• **Set task**
Reproduce each line of the material exactly, minus any picture.

• **Material**
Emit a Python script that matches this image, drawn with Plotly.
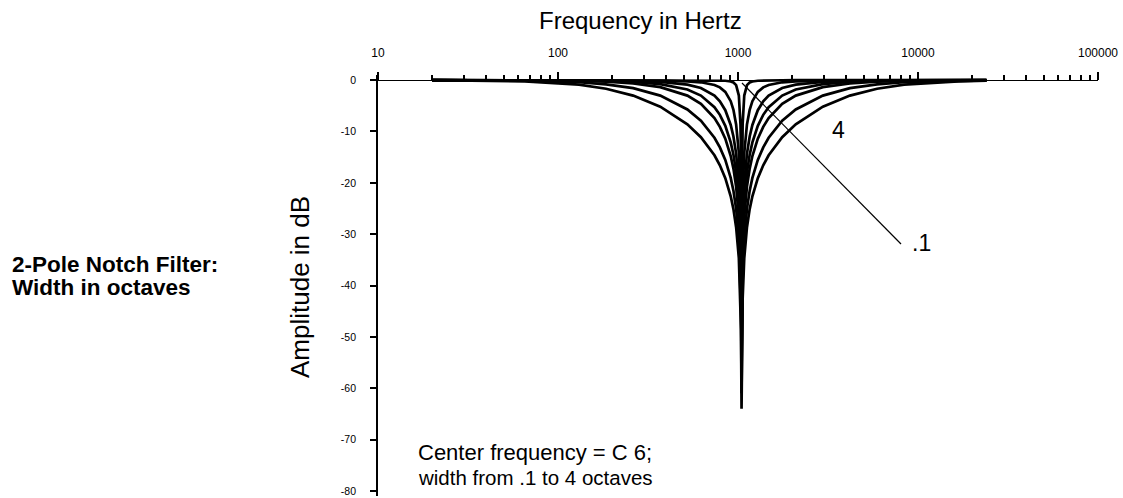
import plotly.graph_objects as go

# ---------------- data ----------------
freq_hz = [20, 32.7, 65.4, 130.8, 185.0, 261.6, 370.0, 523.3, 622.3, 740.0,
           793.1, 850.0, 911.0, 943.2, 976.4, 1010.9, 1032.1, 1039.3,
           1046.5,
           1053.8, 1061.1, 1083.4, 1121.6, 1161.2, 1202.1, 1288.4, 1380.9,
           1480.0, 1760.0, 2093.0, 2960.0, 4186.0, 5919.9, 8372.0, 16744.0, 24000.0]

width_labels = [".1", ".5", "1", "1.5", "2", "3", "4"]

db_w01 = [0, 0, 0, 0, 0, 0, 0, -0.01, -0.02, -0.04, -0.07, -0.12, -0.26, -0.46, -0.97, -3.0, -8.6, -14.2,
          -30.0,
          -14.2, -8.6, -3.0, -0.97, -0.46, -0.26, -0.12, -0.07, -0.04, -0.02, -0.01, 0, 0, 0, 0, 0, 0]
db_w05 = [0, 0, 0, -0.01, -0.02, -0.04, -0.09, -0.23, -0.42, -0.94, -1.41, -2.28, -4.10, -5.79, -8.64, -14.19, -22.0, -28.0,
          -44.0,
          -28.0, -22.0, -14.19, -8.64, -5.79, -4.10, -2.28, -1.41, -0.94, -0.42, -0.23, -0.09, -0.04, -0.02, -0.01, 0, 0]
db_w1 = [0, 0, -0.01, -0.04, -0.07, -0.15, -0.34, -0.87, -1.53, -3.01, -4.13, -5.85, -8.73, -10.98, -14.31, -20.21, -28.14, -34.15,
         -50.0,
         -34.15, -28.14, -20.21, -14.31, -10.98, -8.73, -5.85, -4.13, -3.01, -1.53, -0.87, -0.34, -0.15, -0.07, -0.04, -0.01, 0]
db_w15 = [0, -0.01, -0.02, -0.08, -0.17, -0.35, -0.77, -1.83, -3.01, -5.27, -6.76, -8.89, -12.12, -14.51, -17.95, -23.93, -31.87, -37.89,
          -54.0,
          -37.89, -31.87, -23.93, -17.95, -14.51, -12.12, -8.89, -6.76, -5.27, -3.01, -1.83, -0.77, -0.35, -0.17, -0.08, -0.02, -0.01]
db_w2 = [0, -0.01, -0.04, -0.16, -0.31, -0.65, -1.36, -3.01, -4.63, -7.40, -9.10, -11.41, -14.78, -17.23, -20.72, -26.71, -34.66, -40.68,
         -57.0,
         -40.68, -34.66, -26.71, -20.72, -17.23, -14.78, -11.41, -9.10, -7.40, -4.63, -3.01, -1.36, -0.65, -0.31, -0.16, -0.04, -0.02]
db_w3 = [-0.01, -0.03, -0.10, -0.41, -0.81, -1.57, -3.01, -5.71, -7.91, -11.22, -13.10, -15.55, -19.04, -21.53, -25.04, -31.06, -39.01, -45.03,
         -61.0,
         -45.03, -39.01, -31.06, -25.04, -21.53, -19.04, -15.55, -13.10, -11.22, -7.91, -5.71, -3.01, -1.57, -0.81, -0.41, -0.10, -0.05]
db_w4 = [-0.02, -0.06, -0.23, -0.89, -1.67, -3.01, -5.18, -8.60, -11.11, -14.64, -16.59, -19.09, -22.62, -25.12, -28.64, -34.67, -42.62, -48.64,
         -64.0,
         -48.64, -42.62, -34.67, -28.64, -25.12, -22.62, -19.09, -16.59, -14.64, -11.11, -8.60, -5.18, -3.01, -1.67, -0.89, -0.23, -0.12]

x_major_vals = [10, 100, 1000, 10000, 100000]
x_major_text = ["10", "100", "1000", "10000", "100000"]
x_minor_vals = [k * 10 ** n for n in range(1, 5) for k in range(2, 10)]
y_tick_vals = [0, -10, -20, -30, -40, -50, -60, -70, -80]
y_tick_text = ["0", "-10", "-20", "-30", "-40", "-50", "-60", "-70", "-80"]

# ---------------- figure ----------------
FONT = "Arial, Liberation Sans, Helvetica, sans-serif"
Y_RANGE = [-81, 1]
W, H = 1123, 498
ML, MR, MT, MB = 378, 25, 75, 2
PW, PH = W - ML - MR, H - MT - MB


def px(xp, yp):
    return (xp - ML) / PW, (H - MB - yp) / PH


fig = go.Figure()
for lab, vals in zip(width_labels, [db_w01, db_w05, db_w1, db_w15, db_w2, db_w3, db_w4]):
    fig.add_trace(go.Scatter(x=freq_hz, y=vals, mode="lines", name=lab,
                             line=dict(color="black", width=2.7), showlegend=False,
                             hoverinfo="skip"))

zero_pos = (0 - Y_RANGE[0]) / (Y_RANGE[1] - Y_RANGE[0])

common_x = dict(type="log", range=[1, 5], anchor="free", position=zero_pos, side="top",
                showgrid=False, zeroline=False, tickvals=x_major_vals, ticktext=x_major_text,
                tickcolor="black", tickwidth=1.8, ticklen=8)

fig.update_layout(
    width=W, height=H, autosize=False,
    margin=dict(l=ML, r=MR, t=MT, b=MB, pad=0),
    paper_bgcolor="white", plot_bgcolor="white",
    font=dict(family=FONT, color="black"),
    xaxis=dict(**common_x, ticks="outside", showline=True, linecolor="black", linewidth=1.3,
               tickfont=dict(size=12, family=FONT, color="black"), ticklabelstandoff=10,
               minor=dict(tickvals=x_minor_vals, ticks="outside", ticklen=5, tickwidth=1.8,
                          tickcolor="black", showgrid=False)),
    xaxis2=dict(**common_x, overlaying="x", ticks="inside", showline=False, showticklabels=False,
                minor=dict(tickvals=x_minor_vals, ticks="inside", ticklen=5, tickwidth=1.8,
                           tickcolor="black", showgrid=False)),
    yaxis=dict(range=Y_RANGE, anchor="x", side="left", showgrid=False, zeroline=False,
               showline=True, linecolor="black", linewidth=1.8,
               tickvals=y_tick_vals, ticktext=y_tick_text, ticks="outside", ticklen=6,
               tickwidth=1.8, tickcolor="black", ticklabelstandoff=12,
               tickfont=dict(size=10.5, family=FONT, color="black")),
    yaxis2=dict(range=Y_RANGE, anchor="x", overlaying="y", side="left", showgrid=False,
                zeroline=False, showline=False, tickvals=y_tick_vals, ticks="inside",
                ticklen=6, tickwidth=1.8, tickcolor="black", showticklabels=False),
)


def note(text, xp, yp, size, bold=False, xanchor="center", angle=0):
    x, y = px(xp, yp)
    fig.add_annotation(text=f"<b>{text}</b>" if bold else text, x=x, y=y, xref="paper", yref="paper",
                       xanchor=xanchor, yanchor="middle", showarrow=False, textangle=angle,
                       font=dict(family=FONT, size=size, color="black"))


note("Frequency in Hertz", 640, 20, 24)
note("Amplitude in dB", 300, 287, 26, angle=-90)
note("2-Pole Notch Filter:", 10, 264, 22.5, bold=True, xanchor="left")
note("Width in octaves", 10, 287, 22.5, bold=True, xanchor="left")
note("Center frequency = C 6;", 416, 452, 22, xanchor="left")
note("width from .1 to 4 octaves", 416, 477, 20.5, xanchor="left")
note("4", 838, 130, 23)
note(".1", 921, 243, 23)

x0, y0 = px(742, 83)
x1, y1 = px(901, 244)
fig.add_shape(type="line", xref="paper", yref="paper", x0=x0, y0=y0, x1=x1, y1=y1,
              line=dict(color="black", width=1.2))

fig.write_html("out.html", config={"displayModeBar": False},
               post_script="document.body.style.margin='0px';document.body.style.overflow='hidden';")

• **Exercise result**
Emit a Python script that matches this image, drawn with Plotly.
import plotly.graph_objects as go

# ---------------- data ----------------
freq_hz = [20, 32.7, 65.4, 130.8, 185.0, 261.6, 370.0, 523.3, 622.3, 740.0,
           793.1, 850.0, 911.0, 943.2, 976.4, 1010.9, 1032.1, 1039.3,
           1046.5,
           1053.8, 1061.1, 1083.4, 1121.6, 1161.2, 1202.1, 1288.4, 1380.9,
           1480.0, 1760.0, 2093.0, 2960.0, 4186.0, 5919.9, 8372.0, 16744.0, 24000.0]

width_labels = [".1", ".5", "1", "1.5", "2", "3", "4"]

db_w01 = [0, 0, 0, 0, 0, 0, 0, -0.01, -0.02, -0.04, -0.07, -0.12, -0.26, -0.46, -0.97, -3.0, -8.6, -14.2,
          -30.0,
          -14.2, -8.6, -3.0, -0.97, -0.46, -0.26, -0.12, -0.07, -0.04, -0.02, -0.01, 0, 0, 0, 0, 0, 0]
db_w05 = [0, 0, 0, -0.01, -0.02, -0.04, -0.09, -0.23, -0.42, -0.94, -1.41, -2.28, -4.10, -5.79, -8.64, -14.19, -22.0, -28.0,
          -44.0,
          -28.0, -22.0, -14.19, -8.64, -5.79, -4.10, -2.28, -1.41, -0.94, -0.42, -0.23, -0.09, -0.04, -0.02, -0.01, 0, 0]
db_w1 = [0, 0, -0.01, -0.04, -0.07, -0.15, -0.34, -0.87, -1.53, -3.01, -4.13, -5.85, -8.73, -10.98, -14.31, -20.21, -28.14, -34.15,
         -50.0,
         -34.15, -28.14, -20.21, -14.31, -10.98, -8.73, -5.85, -4.13, -3.01, -1.53, -0.87, -0.34, -0.15, -0.07, -0.04, -0.01, 0]
db_w15 = [0, -0.01, -0.02, -0.08, -0.17, -0.35, -0.77, -1.83, -3.01, -5.27, -6.76, -8.89, -12.12, -14.51, -17.95, -23.93, -31.87, -37.89,
          -54.0,
          -37.89, -31.87, -23.93, -17.95, -14.51, -12.12, -8.89, -6.76, -5.27, -3.01, -1.83, -0.77, -0.35, -0.17, -0.08, -0.02, -0.01]
db_w2 = [0, -0.01, -0.04, -0.16, -0.31, -0.65, -1.36, -3.01, -4.63, -7.40, -9.10, -11.41, -14.78, -17.23, -20.72, -26.71, -34.66, -40.68,
         -57.0,
         -40.68, -34.66, -26.71, -20.72, -17.23, -14.78, -11.41, -9.10, -7.40, -4.63, -3.01, -1.36, -0.65, -0.31, -0.16, -0.04, -0.02]
db_w3 = [-0.01, -0.03, -0.10, -0.41, -0.81, -1.57, -3.01, -5.71, -7.91, -11.22, -13.10, -15.55, -19.04, -21.53, -25.04, -31.06, -39.01, -45.03,
         -61.0,
         -45.03, -39.01, -31.06, -25.04, -21.53, -19.04, -15.55, -13.10, -11.22, -7.91, -5.71, -3.01, -1.57, -0.81, -0.41, -0.10, -0.05]
db_w4 = [-0.02, -0.06, -0.23, -0.89, -1.67, -3.01, -5.18, -8.60, -11.11, -14.64, -16.59, -19.09, -22.62, -25.12, -28.64, -34.67, -42.62, -48.64,
         -64.0,
         -48.64, -42.62, -34.67, -28.64, -25.12, -22.62, -19.09, -16.59, -14.64, -11.11, -8.60, -5.18, -3.01, -1.67, -0.89, -0.23, -0.12]

x_major_vals = [10, 100, 1000, 10000, 100000]
x_major_text = ["10", "100", "1000", "10000", "100000"]
x_minor_vals = [k * 10 ** n for n in range(1, 5) for k in range(2, 10)]
y_tick_vals = [0, -10, -20, -30, -40, -50, -60, -70, -80]
y_tick_text = ["0", "-10", "-20", "-30", "-40", "-50", "-60", "-70", "-80"]

# ---------------- figure ----------------
FONT = "Arial, Liberation Sans, Helvetica, sans-serif"
Y_RANGE = [-81, 1]
W, H = 1123, 498
ML, MR, MT, MB = 378, 25, 75, 2
PW, PH = W - ML - MR, H - MT - MB


def px(xp, yp):
    return (xp - ML) / PW, (H - MB - yp) / PH


fig = go.Figure()
for lab, vals in zip(width_labels, [db_w01, db_w05, db_w1, db_w15, db_w2, db_w3, db_w4]):
    fig.add_trace(go.Scatter(x=freq_hz, y=vals, mode="lines", name=lab,
                             line=dict(color="black", width=2.7), showlegend=False,
                             hoverinfo="skip"))

zero_pos = (0 - Y_RANGE[0]) / (Y_RANGE[1] - Y_RANGE[0])

common_x = dict(type="log", range=[1, 5], anchor="free", position=zero_pos, side="top",
                showgrid=False, zeroline=False, tickvals=x_major_vals, ticktext=x_major_text,
                tickcolor="black", tickwidth=1.8, ticklen=8)

fig.update_layout(
    width=W, height=H, autosize=False,
    margin=dict(l=ML, r=MR, t=MT, b=MB, pad=0),
    paper_bgcolor="white", plot_bgcolor="white",
    font=dict(family=FONT, color="black"),
    xaxis=dict(**common_x, ticks="outside", showline=True, linecolor="black", linewidth=1.3,
               tickfont=dict(size=12, family=FONT, color="black"), ticklabelstandoff=10,
               minor=dict(tickvals=x_minor_vals, ticks="outside", ticklen=5, tickwidth=1.8,
                          tickcolor="black", showgrid=False)),
    xaxis2=dict(**common_x, overlaying="x", ticks="inside", showline=False, showticklabels=False,
                minor=dict(tickvals=x_minor_vals, ticks="inside", ticklen=5, tickwidth=1.8,
                           tickcolor="black", showgrid=False)),
    yaxis=dict(range=Y_RANGE, anchor="x", side="left", showgrid=False, zeroline=False,
               showline=True, linecolor="black", linewidth=1.8,
               tickvals=y_tick_vals, ticktext=y_tick_text, ticks="outside", ticklen=6,
               tickwidth=1.8, tickcolor="black", ticklabelstandoff=12,
               tickfont=dict(size=10.5, family=FONT, color="black")),
    yaxis2=dict(range=Y_RANGE, anchor="x", overlaying="y", side="left", showgrid=False,
                zeroline=False, showline=False, tickvals=y_tick_vals, ticks="inside",
                ticklen=6, tickwidth=1.8, tickcolor="black", showticklabels=False),
)


def note(text, xp, yp, size, bold=False, xanchor="center", angle=0):
    x, y = px(xp, yp)
    fig.add_annotation(text=f"<b>{text}</b>" if bold else text, x=x, y=y, xref="paper", yref="paper",
                       xanchor=xanchor, yanchor="middle", showarrow=False, textangle=angle,
                       font=dict(family=FONT, size=size, color="black"))


note("Frequency in Hertz", 640, 20, 24)
note("Amplitude in dB", 300, 287, 26, angle=-90)
note("2-Pole Notch Filter:", 10, 264, 22.5, bold=True, xanchor="left")
note("Width in octaves", 10, 287, 22.5, bold=True, xanchor="left")
note("Center frequency = C 6;", 416, 452, 22, xanchor="left")
note("width from .1 to 4 octaves", 416, 477, 20.5, xanchor="left")
note("4", 838, 130, 23)
note(".1", 921, 243, 23)

x0, y0 = px(742, 83)
x1, y1 = px(901, 244)
fig.add_shape(type="line", xref="paper", yref="paper", x0=x0, y0=y0, x1=x1, y1=y1,
              line=dict(color="black", width=1.2))

fig.write_html("out.html", config={"displayModeBar": False},
               post_script="document.body.style.margin='0px';document.body.style.overflow='hidden';")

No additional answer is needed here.